--- MATERIAL SUPPLIED ---
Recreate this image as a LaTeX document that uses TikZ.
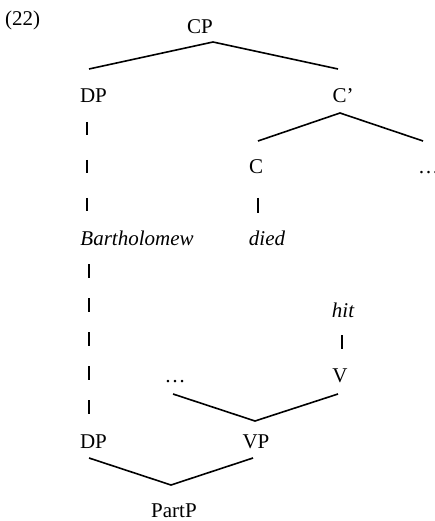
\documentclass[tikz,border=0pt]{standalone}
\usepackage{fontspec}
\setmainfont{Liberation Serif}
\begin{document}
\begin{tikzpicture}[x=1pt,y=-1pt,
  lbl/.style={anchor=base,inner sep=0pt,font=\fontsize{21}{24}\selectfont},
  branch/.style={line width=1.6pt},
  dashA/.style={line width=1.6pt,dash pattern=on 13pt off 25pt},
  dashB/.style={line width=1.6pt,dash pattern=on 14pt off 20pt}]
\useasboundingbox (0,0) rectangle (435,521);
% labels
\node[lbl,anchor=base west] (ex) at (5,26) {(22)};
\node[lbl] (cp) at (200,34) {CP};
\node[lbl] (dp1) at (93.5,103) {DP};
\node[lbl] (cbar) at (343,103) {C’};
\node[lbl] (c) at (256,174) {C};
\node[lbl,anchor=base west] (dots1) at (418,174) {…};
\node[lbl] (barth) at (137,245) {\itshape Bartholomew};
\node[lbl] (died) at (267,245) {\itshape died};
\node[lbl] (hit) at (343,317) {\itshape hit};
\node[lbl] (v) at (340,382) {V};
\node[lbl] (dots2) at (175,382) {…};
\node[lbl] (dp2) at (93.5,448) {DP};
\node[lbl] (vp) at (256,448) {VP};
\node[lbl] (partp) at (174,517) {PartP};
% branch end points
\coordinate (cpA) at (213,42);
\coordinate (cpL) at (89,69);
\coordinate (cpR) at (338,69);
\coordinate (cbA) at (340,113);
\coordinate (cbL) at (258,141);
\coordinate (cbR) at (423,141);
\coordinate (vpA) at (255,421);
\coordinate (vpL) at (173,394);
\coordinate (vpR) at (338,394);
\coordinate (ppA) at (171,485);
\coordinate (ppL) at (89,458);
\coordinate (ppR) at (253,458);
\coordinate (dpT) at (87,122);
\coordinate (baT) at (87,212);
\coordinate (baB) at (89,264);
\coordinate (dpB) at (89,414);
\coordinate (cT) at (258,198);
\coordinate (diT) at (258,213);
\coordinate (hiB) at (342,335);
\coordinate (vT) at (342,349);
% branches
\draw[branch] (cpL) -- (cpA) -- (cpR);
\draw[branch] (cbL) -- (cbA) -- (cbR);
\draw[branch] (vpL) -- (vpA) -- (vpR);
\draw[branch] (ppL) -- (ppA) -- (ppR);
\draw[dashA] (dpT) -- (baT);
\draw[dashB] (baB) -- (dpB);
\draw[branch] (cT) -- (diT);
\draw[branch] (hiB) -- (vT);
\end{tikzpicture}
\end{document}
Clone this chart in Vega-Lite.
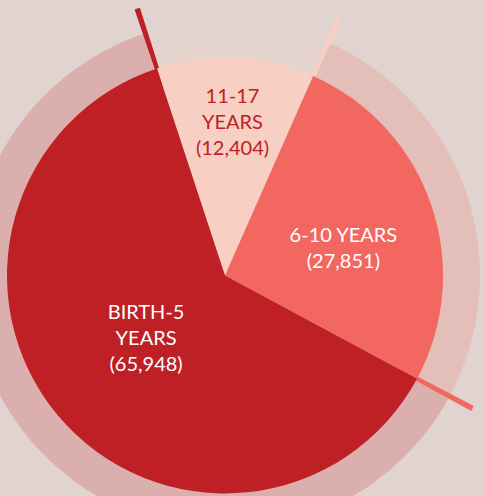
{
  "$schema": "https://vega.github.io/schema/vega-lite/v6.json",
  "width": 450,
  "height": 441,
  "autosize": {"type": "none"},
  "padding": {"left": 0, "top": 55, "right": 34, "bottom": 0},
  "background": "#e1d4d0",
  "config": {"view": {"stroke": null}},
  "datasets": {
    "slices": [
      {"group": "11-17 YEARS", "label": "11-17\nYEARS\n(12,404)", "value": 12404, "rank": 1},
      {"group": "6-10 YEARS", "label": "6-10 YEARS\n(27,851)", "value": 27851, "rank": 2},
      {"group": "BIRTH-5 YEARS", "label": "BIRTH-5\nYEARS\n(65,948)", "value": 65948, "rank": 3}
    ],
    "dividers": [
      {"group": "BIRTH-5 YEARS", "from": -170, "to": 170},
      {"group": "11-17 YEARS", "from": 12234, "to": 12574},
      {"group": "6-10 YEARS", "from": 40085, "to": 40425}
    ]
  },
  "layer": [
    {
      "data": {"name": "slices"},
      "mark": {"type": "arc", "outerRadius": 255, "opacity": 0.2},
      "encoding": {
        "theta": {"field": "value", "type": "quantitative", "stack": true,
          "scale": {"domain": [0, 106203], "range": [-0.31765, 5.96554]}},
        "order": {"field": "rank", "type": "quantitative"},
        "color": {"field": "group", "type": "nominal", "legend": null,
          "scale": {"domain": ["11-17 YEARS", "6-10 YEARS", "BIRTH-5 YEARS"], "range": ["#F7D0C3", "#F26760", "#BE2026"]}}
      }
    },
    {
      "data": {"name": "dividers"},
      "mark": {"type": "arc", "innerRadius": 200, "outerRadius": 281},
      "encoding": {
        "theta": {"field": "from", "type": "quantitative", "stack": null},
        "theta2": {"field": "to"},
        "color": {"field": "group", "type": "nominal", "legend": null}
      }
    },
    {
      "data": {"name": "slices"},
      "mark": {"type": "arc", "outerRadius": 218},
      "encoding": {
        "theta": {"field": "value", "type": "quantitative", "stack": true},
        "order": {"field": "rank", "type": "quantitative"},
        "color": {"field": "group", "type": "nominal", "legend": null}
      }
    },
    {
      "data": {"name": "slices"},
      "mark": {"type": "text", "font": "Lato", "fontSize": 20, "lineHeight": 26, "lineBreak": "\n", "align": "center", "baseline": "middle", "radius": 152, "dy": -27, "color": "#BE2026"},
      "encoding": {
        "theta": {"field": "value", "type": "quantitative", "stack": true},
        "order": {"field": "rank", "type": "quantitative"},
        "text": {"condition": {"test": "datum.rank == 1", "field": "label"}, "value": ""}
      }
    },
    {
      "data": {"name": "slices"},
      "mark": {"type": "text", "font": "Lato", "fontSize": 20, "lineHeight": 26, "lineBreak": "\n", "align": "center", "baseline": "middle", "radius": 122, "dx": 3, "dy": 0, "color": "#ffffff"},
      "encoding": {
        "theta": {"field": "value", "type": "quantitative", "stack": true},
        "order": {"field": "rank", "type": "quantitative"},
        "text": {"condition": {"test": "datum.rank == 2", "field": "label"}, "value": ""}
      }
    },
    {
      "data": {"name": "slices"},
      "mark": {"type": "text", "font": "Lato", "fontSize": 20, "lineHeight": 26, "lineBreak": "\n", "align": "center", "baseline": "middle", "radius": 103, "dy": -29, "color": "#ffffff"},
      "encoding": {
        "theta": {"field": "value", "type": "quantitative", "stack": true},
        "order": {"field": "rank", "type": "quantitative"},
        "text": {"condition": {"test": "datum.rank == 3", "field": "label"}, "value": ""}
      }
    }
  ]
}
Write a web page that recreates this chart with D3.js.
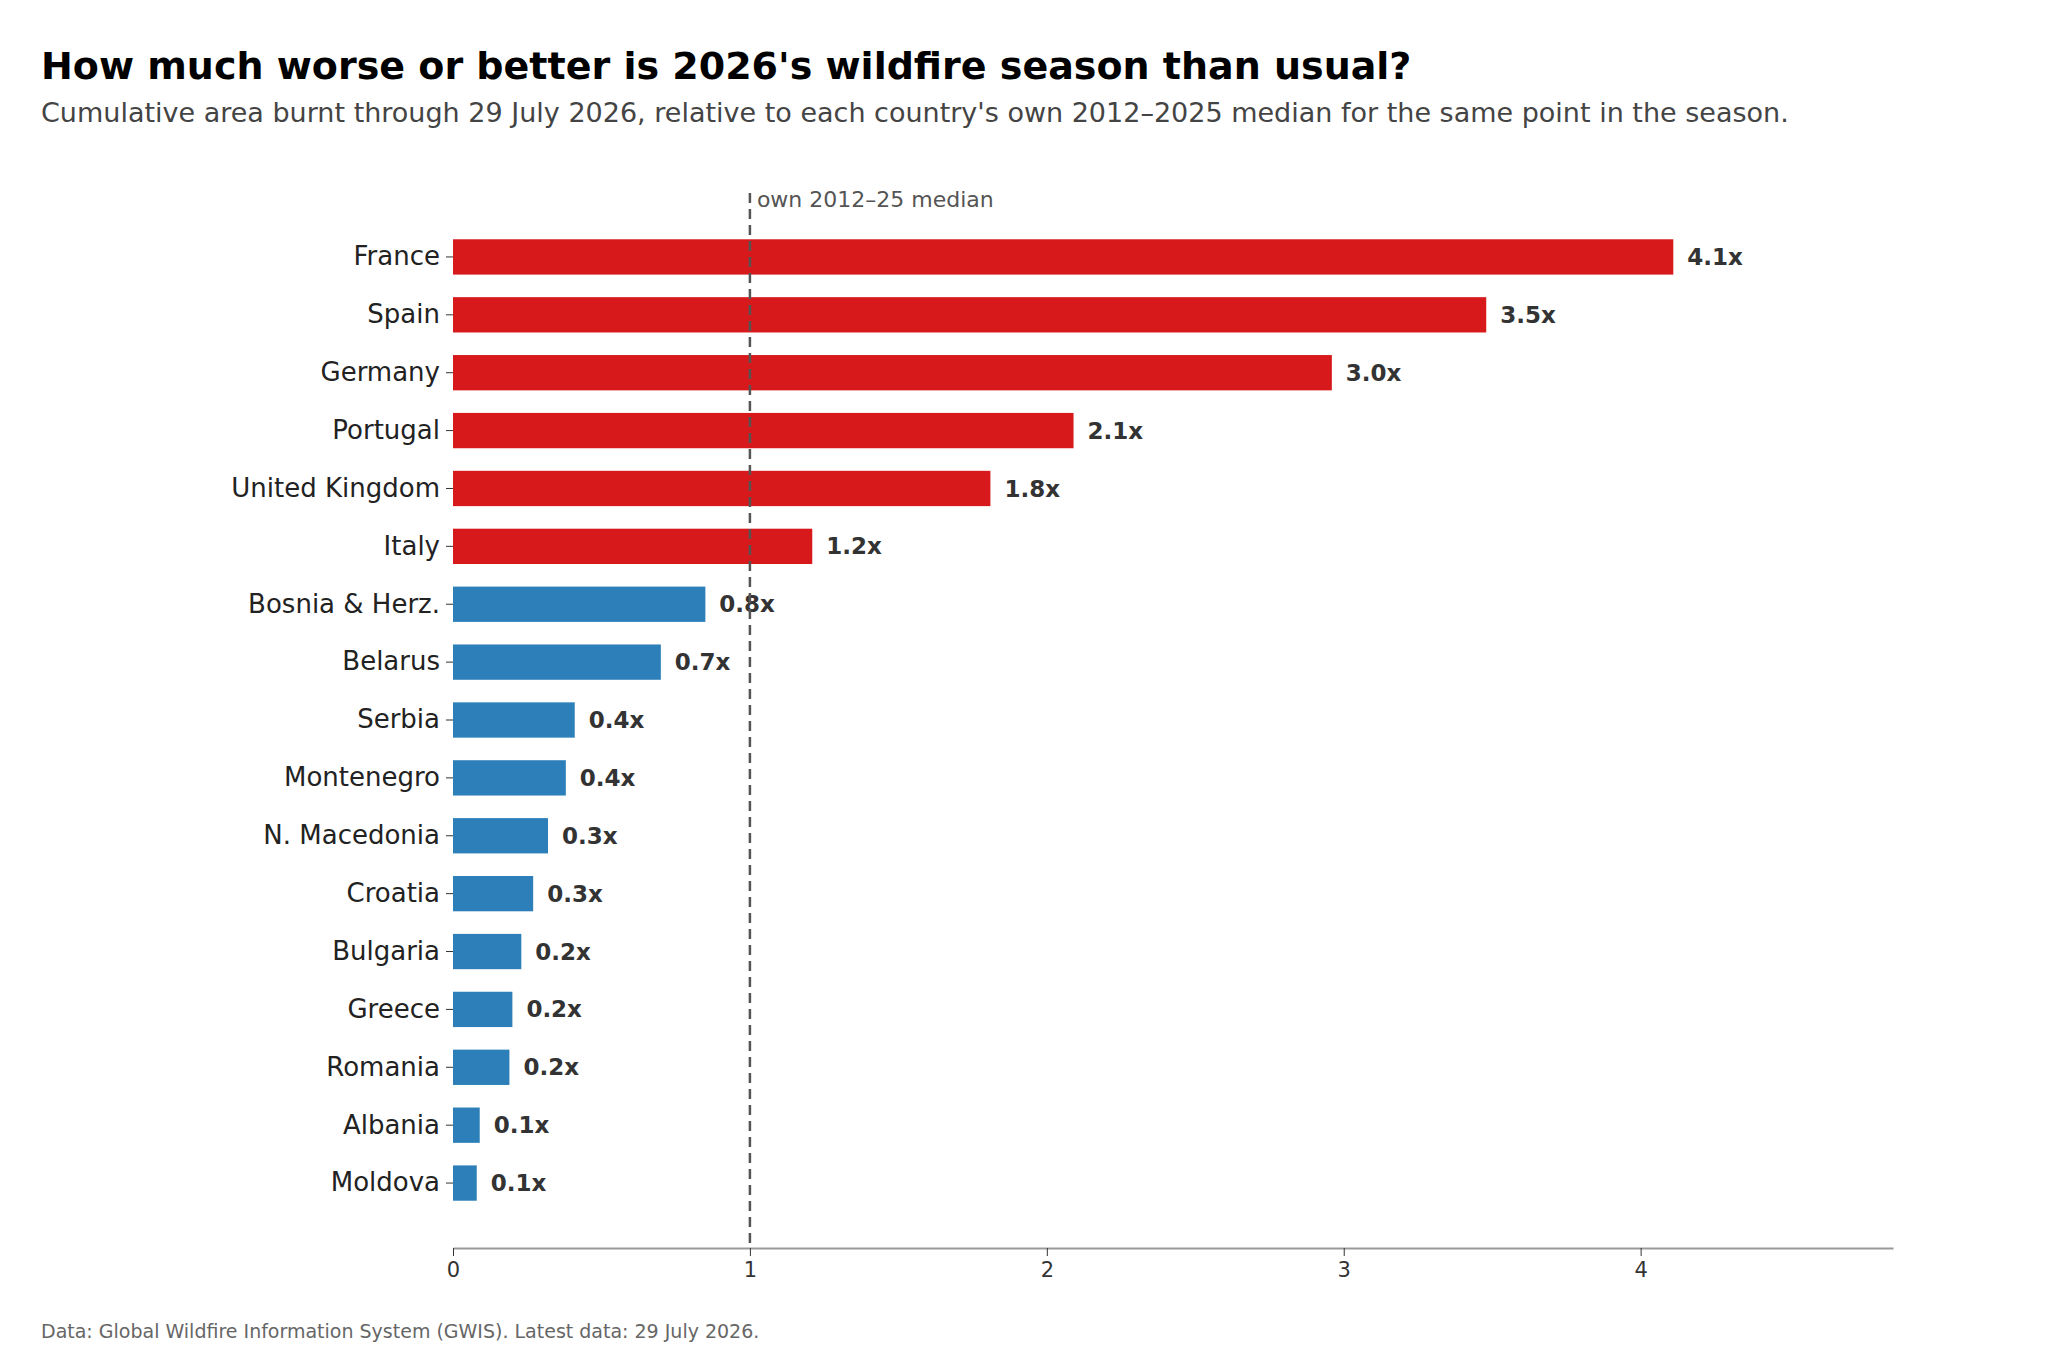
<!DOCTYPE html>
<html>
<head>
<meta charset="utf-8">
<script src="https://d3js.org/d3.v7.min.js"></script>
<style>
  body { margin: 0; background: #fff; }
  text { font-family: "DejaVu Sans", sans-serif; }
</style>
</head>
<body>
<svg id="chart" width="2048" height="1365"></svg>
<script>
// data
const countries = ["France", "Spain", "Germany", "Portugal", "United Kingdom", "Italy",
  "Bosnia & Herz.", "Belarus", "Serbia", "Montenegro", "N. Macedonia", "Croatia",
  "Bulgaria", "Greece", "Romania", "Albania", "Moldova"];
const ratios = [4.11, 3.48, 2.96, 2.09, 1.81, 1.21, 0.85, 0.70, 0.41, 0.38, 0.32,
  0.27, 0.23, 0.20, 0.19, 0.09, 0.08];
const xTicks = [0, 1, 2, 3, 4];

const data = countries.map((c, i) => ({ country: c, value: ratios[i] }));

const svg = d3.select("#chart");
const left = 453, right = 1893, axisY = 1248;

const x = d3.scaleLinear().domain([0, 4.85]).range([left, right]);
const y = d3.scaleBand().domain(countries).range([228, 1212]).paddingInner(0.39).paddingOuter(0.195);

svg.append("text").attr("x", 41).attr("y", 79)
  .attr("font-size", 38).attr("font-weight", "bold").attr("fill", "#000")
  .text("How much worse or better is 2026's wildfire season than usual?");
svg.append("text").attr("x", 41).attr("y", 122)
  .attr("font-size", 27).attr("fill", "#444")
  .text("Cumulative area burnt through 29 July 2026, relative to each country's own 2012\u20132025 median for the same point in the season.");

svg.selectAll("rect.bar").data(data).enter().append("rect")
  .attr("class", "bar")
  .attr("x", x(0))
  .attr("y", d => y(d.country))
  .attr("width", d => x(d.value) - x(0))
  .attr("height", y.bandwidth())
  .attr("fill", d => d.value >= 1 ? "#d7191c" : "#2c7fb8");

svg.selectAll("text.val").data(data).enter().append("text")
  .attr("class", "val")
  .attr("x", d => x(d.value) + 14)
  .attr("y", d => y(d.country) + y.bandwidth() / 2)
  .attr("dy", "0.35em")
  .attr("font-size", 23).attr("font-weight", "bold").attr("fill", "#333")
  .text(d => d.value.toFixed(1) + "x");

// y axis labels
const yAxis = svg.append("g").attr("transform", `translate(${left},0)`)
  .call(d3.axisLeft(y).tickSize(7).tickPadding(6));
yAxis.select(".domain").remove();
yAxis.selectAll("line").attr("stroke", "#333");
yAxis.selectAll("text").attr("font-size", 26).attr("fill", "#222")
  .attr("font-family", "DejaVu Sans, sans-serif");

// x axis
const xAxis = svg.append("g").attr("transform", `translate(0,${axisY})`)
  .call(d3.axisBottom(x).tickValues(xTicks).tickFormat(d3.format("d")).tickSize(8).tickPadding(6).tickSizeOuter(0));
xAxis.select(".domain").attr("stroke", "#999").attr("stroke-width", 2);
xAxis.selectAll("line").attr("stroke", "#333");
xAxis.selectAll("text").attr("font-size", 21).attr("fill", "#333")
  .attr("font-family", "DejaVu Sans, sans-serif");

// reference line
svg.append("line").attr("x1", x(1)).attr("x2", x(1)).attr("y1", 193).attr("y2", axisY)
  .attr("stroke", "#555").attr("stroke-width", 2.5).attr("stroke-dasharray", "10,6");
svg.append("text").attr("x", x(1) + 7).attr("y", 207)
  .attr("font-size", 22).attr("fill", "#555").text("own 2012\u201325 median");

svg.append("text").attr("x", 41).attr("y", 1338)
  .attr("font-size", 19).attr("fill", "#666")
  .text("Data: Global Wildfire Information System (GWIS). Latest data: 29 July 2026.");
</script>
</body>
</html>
---
## WORK INSTRUCTIONS
Make an exact copy of the lines from the one containing "Write a web" to the one containing "const left = 453, right = 1893, axisY = 1248;", keeping both and leaving out every picture.

## THE COMPLETED TASK
Write a web page that recreates this chart with D3.js.
<!DOCTYPE html>
<html>
<head>
<meta charset="utf-8">
<script src="https://d3js.org/d3.v7.min.js"></script>
<style>
  body { margin: 0; background: #fff; }
  text { font-family: "DejaVu Sans", sans-serif; }
</style>
</head>
<body>
<svg id="chart" width="2048" height="1365"></svg>
<script>
// data
const countries = ["France", "Spain", "Germany", "Portugal", "United Kingdom", "Italy",
  "Bosnia & Herz.", "Belarus", "Serbia", "Montenegro", "N. Macedonia", "Croatia",
  "Bulgaria", "Greece", "Romania", "Albania", "Moldova"];
const ratios = [4.11, 3.48, 2.96, 2.09, 1.81, 1.21, 0.85, 0.70, 0.41, 0.38, 0.32,
  0.27, 0.23, 0.20, 0.19, 0.09, 0.08];
const xTicks = [0, 1, 2, 3, 4];

const data = countries.map((c, i) => ({ country: c, value: ratios[i] }));

const svg = d3.select("#chart");
const left = 453, right = 1893, axisY = 1248;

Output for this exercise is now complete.